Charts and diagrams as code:

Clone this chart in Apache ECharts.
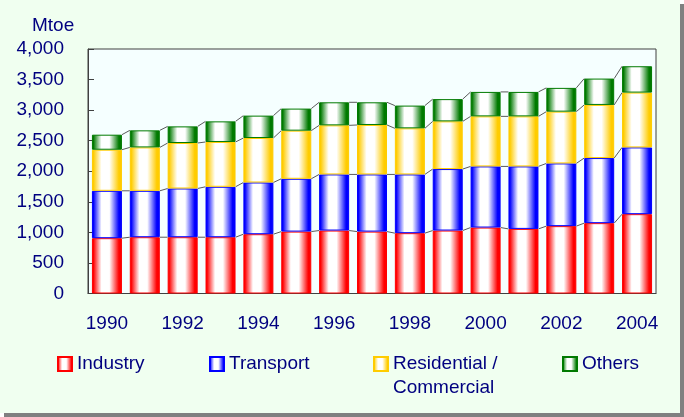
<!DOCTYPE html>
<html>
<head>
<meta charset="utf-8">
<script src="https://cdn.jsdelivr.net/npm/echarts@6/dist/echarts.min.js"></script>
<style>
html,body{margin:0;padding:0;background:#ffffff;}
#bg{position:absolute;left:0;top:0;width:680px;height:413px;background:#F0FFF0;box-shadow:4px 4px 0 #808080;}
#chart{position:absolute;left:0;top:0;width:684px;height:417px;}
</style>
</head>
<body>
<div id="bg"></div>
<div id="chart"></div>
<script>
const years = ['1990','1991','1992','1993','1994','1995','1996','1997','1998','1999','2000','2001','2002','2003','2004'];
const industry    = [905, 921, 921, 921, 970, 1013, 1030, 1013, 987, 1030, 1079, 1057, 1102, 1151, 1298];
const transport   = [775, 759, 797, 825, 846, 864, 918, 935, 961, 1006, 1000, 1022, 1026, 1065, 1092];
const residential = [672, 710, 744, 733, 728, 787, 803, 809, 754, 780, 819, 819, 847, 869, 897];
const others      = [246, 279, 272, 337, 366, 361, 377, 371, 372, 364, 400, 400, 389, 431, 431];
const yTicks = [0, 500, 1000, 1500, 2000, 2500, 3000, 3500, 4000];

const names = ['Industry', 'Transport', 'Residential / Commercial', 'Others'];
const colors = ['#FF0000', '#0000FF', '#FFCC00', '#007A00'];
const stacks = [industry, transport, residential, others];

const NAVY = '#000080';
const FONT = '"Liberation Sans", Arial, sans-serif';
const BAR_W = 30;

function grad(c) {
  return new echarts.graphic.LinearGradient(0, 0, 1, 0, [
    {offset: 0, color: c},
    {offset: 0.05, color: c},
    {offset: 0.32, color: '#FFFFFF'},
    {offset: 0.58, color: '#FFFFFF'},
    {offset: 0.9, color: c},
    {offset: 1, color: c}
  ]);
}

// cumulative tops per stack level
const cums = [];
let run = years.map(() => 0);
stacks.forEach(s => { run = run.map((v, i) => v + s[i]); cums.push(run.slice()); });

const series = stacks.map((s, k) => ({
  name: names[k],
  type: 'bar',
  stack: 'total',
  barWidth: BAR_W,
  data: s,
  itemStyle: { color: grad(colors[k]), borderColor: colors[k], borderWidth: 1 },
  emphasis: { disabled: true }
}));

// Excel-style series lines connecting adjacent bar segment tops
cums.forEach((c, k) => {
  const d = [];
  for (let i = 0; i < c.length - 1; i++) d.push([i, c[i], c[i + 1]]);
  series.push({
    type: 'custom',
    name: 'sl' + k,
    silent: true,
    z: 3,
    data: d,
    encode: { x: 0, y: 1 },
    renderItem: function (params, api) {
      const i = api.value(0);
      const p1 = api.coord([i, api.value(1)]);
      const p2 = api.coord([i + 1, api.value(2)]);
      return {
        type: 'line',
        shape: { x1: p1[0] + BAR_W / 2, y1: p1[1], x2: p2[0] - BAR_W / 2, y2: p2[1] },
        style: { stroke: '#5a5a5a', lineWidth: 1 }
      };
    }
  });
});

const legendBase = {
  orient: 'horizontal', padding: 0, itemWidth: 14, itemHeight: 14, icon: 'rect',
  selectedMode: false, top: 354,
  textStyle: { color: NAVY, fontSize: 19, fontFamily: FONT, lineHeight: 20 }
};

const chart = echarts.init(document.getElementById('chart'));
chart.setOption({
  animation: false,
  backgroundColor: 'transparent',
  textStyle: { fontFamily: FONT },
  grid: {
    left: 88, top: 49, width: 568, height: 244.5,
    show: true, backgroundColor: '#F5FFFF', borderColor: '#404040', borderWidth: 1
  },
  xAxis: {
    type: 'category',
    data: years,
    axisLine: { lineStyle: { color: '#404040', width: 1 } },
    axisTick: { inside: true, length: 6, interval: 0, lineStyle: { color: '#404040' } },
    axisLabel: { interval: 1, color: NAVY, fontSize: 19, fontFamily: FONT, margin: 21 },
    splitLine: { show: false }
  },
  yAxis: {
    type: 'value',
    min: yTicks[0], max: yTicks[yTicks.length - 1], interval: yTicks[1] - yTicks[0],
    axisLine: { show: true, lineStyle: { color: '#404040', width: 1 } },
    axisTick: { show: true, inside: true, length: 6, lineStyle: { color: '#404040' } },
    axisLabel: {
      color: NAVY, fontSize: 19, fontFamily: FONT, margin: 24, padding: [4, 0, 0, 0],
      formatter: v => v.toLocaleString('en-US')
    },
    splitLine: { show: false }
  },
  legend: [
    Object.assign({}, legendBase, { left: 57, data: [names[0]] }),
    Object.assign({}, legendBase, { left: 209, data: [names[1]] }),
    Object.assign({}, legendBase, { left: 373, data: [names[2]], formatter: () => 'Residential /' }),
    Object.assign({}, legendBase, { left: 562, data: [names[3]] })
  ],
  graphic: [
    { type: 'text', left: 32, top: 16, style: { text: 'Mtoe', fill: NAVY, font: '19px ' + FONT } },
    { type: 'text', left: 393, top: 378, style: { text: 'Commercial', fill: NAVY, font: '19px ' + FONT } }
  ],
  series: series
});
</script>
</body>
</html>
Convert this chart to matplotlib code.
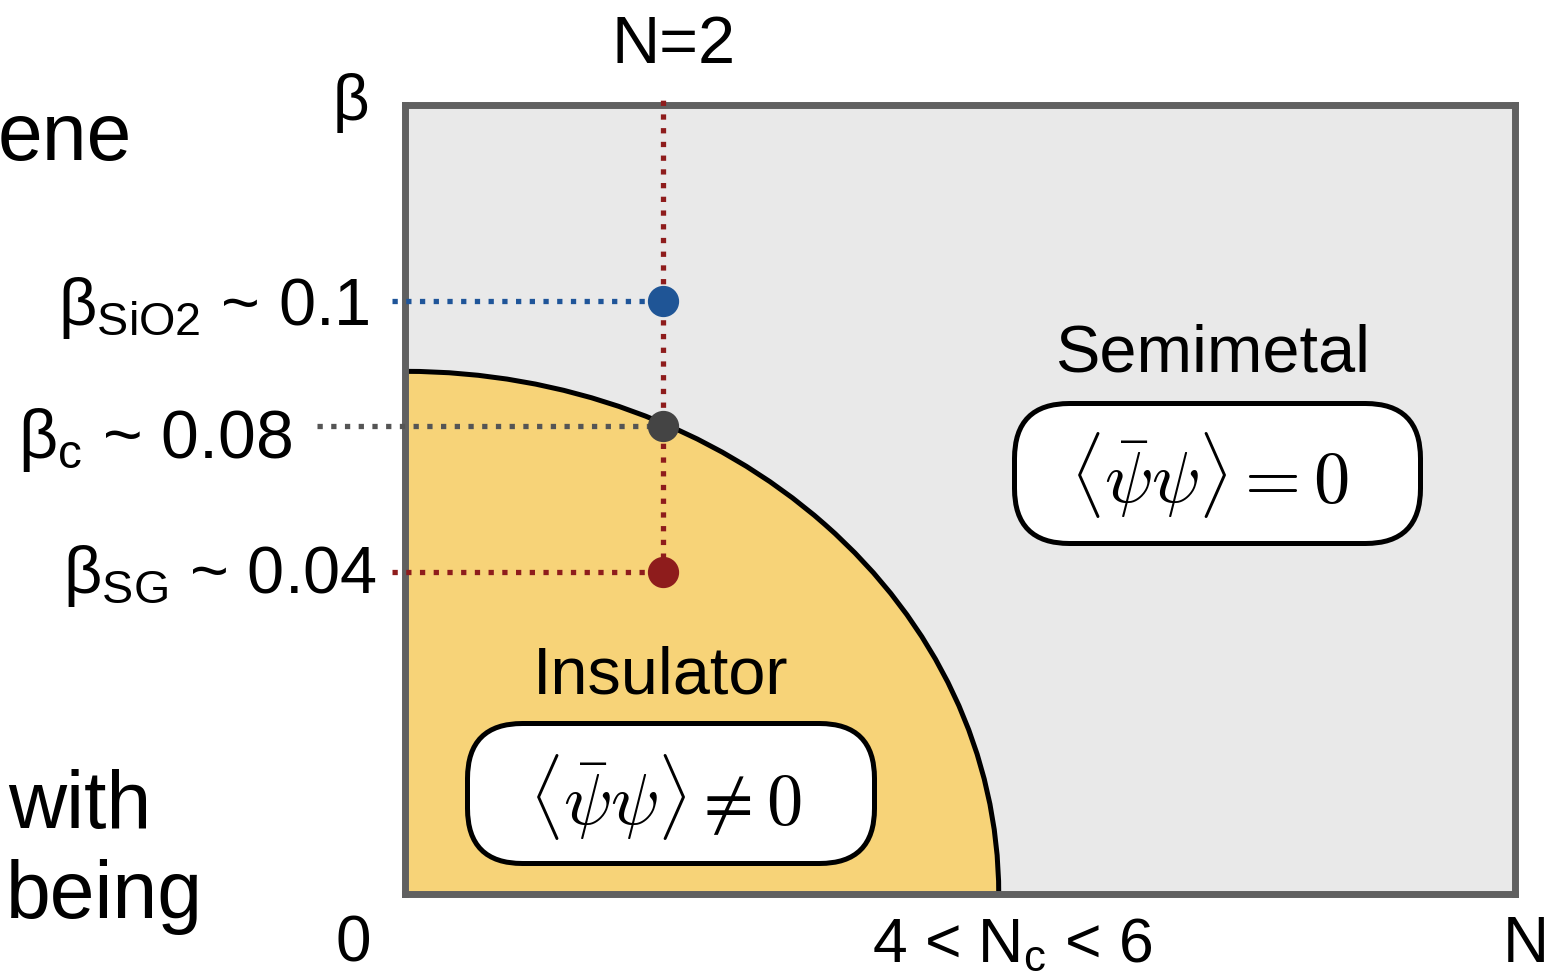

● Written instruction
Of the lines above, how many contain the string "this"? Only the number is required.

● Answer to the task
2